Search the records below for the word "script". Pull out each line that has it.

Collection entries:
>>>>>

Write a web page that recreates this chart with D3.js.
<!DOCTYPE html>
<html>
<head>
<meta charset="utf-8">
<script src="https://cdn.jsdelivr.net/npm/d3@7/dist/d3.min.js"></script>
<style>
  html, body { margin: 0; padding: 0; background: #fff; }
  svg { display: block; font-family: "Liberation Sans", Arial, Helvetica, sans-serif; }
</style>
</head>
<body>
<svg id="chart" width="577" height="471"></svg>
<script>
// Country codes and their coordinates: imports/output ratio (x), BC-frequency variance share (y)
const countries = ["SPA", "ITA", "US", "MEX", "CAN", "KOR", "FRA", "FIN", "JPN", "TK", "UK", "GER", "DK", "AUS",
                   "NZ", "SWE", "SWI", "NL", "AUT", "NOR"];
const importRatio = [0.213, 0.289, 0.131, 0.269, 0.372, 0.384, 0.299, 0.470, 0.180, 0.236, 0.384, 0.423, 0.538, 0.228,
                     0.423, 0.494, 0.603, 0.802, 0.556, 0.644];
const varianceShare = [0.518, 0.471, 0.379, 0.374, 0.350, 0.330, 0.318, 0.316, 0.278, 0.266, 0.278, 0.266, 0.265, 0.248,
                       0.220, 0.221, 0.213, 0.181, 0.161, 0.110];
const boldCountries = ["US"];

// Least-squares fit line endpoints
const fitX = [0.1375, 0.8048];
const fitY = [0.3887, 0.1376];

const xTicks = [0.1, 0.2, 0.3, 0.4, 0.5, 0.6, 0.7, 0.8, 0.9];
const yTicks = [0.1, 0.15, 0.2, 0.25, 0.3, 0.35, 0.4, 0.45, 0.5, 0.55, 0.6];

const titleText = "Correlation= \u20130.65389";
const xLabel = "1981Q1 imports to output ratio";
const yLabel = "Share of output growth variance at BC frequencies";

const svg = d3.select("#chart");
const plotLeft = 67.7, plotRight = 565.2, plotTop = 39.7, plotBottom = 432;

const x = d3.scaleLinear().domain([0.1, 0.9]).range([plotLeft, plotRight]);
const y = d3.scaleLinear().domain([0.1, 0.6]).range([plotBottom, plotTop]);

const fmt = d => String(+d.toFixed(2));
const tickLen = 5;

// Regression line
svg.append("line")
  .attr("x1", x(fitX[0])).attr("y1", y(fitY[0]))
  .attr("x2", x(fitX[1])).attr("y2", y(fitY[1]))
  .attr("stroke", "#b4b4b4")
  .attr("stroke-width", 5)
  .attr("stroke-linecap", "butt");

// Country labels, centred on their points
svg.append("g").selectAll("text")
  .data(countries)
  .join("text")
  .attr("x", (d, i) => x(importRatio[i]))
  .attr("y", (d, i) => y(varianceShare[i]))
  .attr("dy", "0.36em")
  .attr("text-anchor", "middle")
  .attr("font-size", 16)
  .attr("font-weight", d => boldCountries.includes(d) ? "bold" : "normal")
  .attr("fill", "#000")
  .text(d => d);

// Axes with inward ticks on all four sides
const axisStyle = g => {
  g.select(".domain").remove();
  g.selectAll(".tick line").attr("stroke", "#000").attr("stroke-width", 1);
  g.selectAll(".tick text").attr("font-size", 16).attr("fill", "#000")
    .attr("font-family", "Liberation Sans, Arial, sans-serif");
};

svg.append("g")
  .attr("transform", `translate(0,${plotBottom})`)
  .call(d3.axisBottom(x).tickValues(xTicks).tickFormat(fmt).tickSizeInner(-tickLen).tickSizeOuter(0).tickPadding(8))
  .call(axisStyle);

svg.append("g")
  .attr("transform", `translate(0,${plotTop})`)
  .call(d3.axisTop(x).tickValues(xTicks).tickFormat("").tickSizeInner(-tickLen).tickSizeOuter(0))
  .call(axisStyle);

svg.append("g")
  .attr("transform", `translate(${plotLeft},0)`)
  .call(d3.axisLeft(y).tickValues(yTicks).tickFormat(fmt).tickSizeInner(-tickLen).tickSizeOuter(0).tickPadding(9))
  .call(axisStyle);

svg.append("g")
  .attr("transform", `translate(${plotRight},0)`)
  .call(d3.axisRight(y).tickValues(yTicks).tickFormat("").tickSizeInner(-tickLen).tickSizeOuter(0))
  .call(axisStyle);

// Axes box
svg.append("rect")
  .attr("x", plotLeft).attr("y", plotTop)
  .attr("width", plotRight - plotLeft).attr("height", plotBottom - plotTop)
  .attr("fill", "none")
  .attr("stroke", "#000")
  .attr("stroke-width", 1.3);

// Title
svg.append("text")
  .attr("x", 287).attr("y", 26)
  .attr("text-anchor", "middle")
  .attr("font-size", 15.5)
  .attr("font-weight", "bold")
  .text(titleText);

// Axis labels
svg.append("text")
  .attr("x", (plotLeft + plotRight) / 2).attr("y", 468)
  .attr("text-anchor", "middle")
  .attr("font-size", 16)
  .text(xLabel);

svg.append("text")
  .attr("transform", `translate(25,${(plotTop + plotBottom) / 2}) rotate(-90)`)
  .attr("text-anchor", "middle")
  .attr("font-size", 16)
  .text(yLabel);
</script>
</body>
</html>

<<<<<
>>>>>

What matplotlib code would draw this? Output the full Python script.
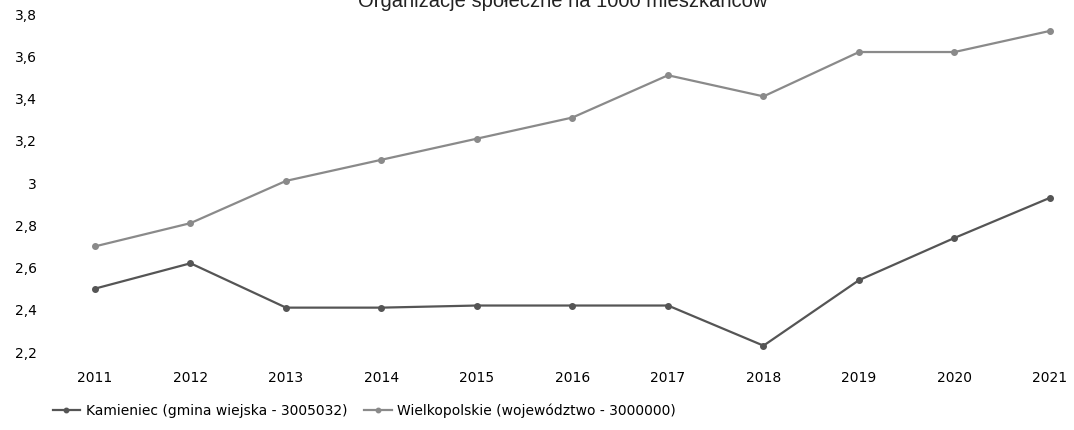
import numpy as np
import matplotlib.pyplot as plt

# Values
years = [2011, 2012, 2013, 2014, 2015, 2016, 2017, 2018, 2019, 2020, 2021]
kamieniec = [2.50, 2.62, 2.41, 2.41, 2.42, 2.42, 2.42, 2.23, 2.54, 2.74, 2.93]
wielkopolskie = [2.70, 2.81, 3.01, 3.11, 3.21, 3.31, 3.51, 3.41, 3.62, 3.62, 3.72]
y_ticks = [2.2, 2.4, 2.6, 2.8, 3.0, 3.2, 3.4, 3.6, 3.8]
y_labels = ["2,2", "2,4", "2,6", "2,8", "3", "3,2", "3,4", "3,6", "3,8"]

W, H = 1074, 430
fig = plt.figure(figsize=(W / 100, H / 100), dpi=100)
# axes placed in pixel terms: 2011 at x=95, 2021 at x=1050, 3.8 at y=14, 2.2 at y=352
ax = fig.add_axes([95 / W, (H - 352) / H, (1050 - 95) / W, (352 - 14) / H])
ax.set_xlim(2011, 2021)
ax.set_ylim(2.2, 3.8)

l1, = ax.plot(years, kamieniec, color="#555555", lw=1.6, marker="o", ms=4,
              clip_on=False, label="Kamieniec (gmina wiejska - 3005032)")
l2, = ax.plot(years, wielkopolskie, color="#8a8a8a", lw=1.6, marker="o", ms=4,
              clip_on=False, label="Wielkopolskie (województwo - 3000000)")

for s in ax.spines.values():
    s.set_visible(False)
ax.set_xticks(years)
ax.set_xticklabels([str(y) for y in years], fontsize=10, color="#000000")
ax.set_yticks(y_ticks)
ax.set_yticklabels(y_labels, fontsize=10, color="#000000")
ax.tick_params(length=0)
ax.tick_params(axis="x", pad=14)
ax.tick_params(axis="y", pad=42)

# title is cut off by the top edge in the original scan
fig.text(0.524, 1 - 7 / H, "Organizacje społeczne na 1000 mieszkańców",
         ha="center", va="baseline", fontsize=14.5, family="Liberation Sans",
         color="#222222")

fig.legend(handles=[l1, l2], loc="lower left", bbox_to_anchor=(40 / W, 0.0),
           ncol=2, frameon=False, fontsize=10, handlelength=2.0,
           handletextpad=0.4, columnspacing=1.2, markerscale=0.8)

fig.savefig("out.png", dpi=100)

<<<<<
>>>>>

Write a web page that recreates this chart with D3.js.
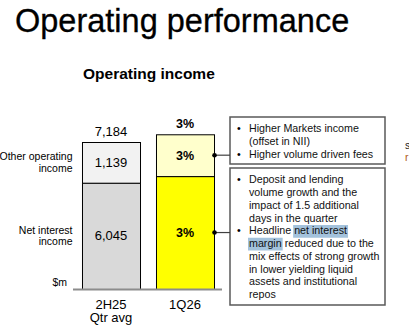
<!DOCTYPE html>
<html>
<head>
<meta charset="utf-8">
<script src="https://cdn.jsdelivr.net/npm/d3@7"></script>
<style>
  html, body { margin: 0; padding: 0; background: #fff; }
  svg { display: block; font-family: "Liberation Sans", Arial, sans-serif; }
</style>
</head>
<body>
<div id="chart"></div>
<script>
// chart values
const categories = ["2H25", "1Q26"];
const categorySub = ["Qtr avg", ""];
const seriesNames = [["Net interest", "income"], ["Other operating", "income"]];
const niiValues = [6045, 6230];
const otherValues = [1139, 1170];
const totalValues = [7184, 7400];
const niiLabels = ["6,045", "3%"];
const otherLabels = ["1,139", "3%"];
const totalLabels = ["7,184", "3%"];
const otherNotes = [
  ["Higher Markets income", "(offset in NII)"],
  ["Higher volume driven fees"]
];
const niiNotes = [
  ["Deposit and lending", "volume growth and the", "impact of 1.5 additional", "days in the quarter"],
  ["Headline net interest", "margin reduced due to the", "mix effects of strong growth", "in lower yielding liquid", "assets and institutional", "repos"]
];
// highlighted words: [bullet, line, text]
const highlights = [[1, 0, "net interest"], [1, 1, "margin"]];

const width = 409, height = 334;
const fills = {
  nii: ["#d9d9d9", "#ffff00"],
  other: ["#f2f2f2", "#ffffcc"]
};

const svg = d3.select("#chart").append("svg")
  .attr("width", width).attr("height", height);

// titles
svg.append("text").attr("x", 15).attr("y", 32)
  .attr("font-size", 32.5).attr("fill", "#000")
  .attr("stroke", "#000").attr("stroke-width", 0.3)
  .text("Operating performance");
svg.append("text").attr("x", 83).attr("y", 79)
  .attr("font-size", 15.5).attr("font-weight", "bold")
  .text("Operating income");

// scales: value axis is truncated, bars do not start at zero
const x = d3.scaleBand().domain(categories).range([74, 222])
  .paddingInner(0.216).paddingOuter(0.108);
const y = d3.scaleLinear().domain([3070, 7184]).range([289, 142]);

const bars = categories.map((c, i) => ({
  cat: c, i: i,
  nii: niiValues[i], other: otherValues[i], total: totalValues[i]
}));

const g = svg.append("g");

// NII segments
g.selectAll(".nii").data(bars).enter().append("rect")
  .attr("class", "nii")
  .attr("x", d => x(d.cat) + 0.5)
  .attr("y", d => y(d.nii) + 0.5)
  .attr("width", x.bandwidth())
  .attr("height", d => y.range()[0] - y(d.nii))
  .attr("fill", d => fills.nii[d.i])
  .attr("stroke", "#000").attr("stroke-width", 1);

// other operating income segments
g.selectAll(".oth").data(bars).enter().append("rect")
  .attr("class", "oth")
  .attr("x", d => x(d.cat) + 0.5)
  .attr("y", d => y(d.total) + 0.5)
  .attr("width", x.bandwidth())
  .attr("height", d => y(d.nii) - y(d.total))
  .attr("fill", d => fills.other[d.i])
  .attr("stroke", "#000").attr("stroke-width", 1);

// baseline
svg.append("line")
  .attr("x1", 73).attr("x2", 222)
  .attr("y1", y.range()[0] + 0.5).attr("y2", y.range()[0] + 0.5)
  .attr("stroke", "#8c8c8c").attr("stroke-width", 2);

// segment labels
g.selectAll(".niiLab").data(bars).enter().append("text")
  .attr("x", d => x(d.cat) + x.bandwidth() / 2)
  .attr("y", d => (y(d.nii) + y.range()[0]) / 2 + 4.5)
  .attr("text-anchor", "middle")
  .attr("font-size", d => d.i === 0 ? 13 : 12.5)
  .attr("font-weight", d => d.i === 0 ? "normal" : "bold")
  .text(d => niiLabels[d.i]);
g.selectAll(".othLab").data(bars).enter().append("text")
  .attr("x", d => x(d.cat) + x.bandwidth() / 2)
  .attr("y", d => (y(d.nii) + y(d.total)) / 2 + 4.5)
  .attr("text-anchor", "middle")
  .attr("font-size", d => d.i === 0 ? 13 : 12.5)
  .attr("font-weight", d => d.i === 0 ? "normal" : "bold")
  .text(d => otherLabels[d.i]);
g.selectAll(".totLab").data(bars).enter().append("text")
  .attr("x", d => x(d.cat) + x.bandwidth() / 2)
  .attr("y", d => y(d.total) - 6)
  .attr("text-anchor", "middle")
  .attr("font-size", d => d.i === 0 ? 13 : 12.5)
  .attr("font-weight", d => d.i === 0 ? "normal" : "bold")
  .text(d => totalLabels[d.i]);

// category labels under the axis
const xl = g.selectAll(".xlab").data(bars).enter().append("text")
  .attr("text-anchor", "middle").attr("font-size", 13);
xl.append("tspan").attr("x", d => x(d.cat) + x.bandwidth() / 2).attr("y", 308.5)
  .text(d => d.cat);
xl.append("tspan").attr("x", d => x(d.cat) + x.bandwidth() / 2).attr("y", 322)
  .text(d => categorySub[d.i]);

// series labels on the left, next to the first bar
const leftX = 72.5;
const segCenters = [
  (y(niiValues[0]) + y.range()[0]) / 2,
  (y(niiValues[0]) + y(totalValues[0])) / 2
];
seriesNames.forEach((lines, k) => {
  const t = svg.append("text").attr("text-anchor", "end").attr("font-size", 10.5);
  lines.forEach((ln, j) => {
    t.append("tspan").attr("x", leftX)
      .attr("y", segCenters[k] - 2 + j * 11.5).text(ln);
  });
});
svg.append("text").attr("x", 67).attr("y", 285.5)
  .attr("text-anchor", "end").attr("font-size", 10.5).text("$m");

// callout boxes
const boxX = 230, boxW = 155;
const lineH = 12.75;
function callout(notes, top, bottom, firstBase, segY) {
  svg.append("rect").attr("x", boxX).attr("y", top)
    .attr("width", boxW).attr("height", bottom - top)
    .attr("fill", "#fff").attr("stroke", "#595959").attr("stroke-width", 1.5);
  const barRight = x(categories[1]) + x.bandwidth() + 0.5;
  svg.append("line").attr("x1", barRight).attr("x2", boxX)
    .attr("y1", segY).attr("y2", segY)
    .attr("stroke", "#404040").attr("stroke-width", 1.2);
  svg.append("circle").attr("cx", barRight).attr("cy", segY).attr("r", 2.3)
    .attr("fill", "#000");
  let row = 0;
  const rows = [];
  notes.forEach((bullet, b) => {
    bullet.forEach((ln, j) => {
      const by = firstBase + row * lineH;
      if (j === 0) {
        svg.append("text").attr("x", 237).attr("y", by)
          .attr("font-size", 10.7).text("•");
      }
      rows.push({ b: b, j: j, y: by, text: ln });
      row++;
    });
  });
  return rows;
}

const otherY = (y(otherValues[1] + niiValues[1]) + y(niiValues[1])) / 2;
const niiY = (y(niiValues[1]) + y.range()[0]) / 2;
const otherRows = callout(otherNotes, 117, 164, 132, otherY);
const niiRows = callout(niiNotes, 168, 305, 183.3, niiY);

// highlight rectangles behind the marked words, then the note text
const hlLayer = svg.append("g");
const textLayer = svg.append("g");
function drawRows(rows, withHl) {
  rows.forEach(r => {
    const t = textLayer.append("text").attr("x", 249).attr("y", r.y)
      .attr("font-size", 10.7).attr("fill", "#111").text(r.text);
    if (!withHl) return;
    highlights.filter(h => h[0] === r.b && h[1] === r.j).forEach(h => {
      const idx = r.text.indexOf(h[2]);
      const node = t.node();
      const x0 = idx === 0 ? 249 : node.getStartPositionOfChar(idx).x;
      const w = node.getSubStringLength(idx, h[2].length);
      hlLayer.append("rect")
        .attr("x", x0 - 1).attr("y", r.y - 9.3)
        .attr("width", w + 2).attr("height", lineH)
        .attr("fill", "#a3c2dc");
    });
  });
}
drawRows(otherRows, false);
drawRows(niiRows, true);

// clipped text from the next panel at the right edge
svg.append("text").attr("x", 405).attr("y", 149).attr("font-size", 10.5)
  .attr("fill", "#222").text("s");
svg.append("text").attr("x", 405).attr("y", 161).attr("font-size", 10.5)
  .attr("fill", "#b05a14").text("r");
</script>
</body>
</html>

<<<<<

§ **Written solution**:
<script src="https://cdn.jsdelivr.net/npm/d3@7/dist/d3.min.js"></script>
<script>
</script>
What matplotlib code would draw this? Output the full Python script.
<script src="https://cdn.jsdelivr.net/npm/d3@7"></script>
<script>
</script>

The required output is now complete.